JDS put together an impressive run to the title by defeating heavily favoured Fabricio Werdum in his promotional debut, and six wins later he found himself matched up with Cain Velasquez on the first-ever “UFC on Fox” telecast where he quickly dispatched of Velasquez to take his place atop the division.
Comparing win totals, the champion’s striking is the key element of his offensive game with 10 of his 14 wins coming by way of knockout, including KO victories over the aforementioned Velasquez, Gabriel Gonzaga, Gilbert Yvel and Stefan Struve. Against the heavy-handed Carwin, Dos Santos put his impressive hand speed, fast footwork, and damaging combinations on display. Dos Santos out-landed Carwin 104 to 22, bouncing around the cage avoiding Carwin’s bombs while peppering him with his own arsenal and leaving Shane battered and bloodied.
Mir has had equally as brutal experiences inside the cage, including a pair of wins by submission in which he left his opponent’s appendage badly broken. Overall, the challenger has nine victories by submission (seven in the UFC), and when he won the title he snapped Tim Sylvia’s arm after the champ refused to tap when Frank locked in the armbar. More recently, Mir defeated Big Nog in their rematch via kimura, breaking the Brazilian’s arm again because of a refusal to tap out.
Mir’s striking has been improving and Junior does train with some incredibly talented ground practitioners, but in all reality the champion will want to focus on keeping this fight standing while the challenger’s focus should primarily be on taking his opponent to the ground.

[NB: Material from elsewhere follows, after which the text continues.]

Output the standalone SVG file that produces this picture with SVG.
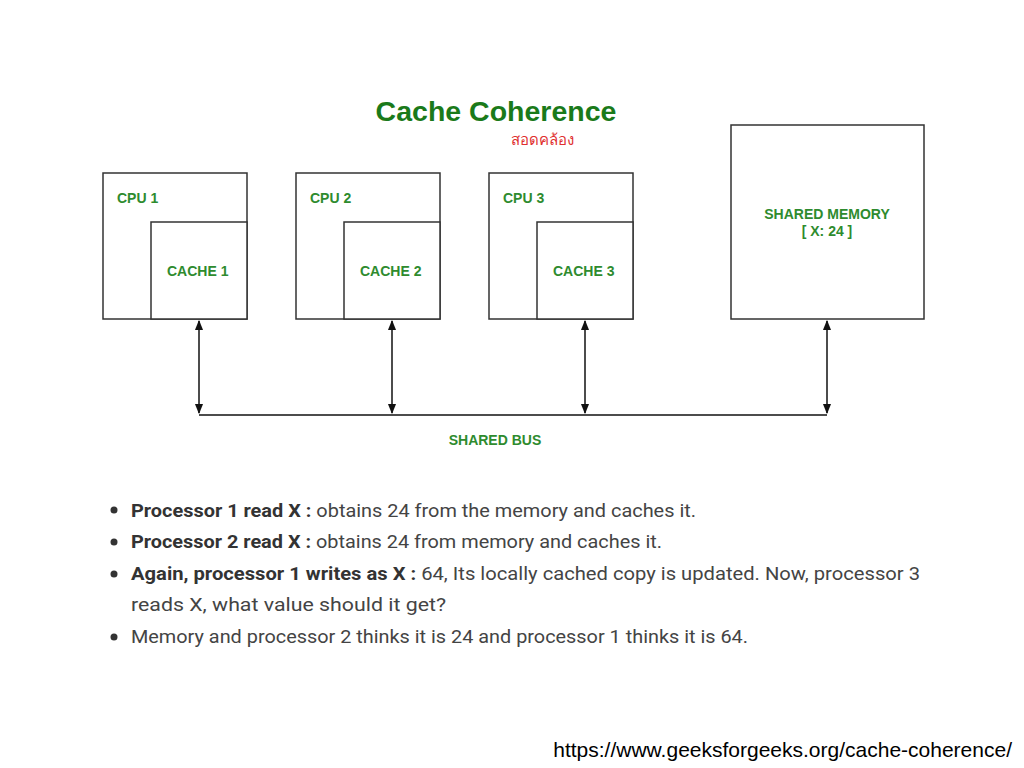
<svg xmlns="http://www.w3.org/2000/svg" width="1024" height="768" viewBox="0 0 1024 768">
<style>
.box{fill:#fff;stroke:#333;stroke-width:1.5}
.lbl{font-family:"Liberation Sans",Arial,sans-serif;font-weight:bold;font-size:14px;fill:#2e8b2e}
.b{font-family:"Roboto","Liberation Sans",sans-serif;font-size:19px;fill:#444}
.bb{font-weight:bold;fill:#333}
.ln{stroke:#111;stroke-width:1.5;fill:none}
</style>
<defs><marker id="ah" viewBox="0 0 10 10" refX="9" refY="5" markerWidth="7" markerHeight="7" orient="auto-start-reverse"><path d="M0,1 L10,5 L0,9 z" fill="#111"/></marker></defs>
<rect width="1024" height="768" fill="#fff"/>
<text x="496" y="121" text-anchor="middle" font-family="Liberation Sans,Arial,sans-serif" font-weight="bold" font-size="28.5" fill="#1a7a1a">Cache Coherence</text>
<text x="542" y="145" text-anchor="middle" font-family="Noto Sans,sans-serif" font-size="15" fill="#e03030">สอดคล้อง</text>
<g id="cpu1"><rect class="box" x="103" y="173" width="144" height="146"/><rect class="box" x="151" y="222" width="96" height="97"/><text class="lbl" x="117" y="203">CPU 1</text><text class="lbl" x="167" y="276">CACHE 1</text></g>
<g id="cpu2"><rect class="box" x="296" y="173" width="144" height="146"/><rect class="box" x="344" y="222" width="96" height="97"/><text class="lbl" x="310" y="203">CPU 2</text><text class="lbl" x="360" y="276">CACHE 2</text></g>
<g id="cpu3"><rect class="box" x="489" y="173" width="144" height="146"/><rect class="box" x="537" y="222" width="96" height="97"/><text class="lbl" x="503" y="203">CPU 3</text><text class="lbl" x="553" y="276">CACHE 3</text></g>
<g id="mem"><rect class="box" x="731" y="125" width="193" height="194"/><text class="lbl" x="827" y="219" text-anchor="middle">SHARED MEMORY</text><text class="lbl" x="827" y="236" text-anchor="middle">[ X: 24 ]</text></g>
<g id="connectors">
<line class="ln" x1="199" y1="321" x2="199" y2="413" marker-start="url(#ah)" marker-end="url(#ah)"/>
<line class="ln" x1="392" y1="321" x2="392" y2="413" marker-start="url(#ah)" marker-end="url(#ah)"/>
<line class="ln" x1="585" y1="321" x2="585" y2="413" marker-start="url(#ah)" marker-end="url(#ah)"/>
<line class="ln" x1="827" y1="321" x2="827" y2="413" marker-start="url(#ah)" marker-end="url(#ah)"/>
<line class="ln" x1="199" y1="415" x2="827" y2="415"/>
</g>
<text class="lbl" x="495" y="445" text-anchor="middle">SHARED BUS</text>
<g fill="#333"><circle cx="114" cy="510" r="3.5"/><circle cx="114" cy="542" r="3.5"/><circle cx="114" cy="574" r="3.5"/><circle cx="114" cy="637" r="3.5"/></g>
<text class="b" x="131" y="517" textLength="565" lengthAdjust="spacingAndGlyphs"><tspan class="bb">Processor 1 read X : </tspan>obtains 24 from the memory and caches it.</text>
<text class="b" x="131" y="548" textLength="531" lengthAdjust="spacingAndGlyphs"><tspan class="bb">Processor 2 read X : </tspan>obtains 24 from memory and caches it.</text>
<text class="b" x="131" y="580" textLength="789" lengthAdjust="spacingAndGlyphs"><tspan class="bb">Again, processor 1 writes as X : </tspan>64, Its locally cached copy is updated. Now, processor 3</text>
<text class="b" x="131" y="611" textLength="315" lengthAdjust="spacingAndGlyphs">reads X, what value should it get?</text>
<text class="b" x="131" y="643" textLength="617" lengthAdjust="spacingAndGlyphs">Memory and processor 2 thinks it is 24 and processor 1 thinks it is 64.</text>
<text x="1012" y="757" text-anchor="end" font-family="Liberation Sans,Arial,sans-serif" font-size="21" fill="#000">https://www.geeksforgeeks.org/cache-coherence/</text>
</svg>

The ability of these two competitors to get their opponent to their particular area of dominance is where the disparities begin to appear. Mir doesn’t have an elite-level wrestling game, and even though he displayed some excellent throws against Roy Nelson he needed to control his opponent against the cage in order to set them up, something that no one has been able to do with Junior. In fact, JDS has been able to stop all but two takedown attempts in his Octagon career, and on those two occasions he was able to spring back to his feet almost immediately. If Mir is going to be able to implement his ground game he will need to accomplish something that no one else has done against Junior.
Conversely, Mir has had issues with dangerous power strikers. Over his career he has been knocked out five times, and against Nogueira he was clearly rocked prior to taking the fight to the ground. If Mir is unable to figure something out and take Dos Santos to the ground he will join the long list of fighters that have been forced to compete with JDS on the feet, which is not a recipe for success.
For this fight Frank Mir is going to have put together a near-perfect gameplan to both avoid Dos Santos’s power and set up his takedowns. Mir is a veteran of the sport and one of the most intelligent fighters in game today, but considering Mir’s opponents land an average of 59 percent of their strikes equating to 3.54 strikes absorbed per minute, I struggle to believe the Heavyweight with the best all around boxing skills isn’t going to land eventually. As a result, Junior Dos Santos is the pick here to emerge victorious.
From a betting standpoint JDS isn’t overly enticing at -500, but there are a few other options. Considering most heavyweight fights rarely go the distance, a bet on the round total to go ‘under’ is a decent investment. In addition, taking JDS to win by knockout is a solid bet and probably the greatest return would be on the champion to win inside the first round, which is something that he has done on five occasions in seven UFC fights.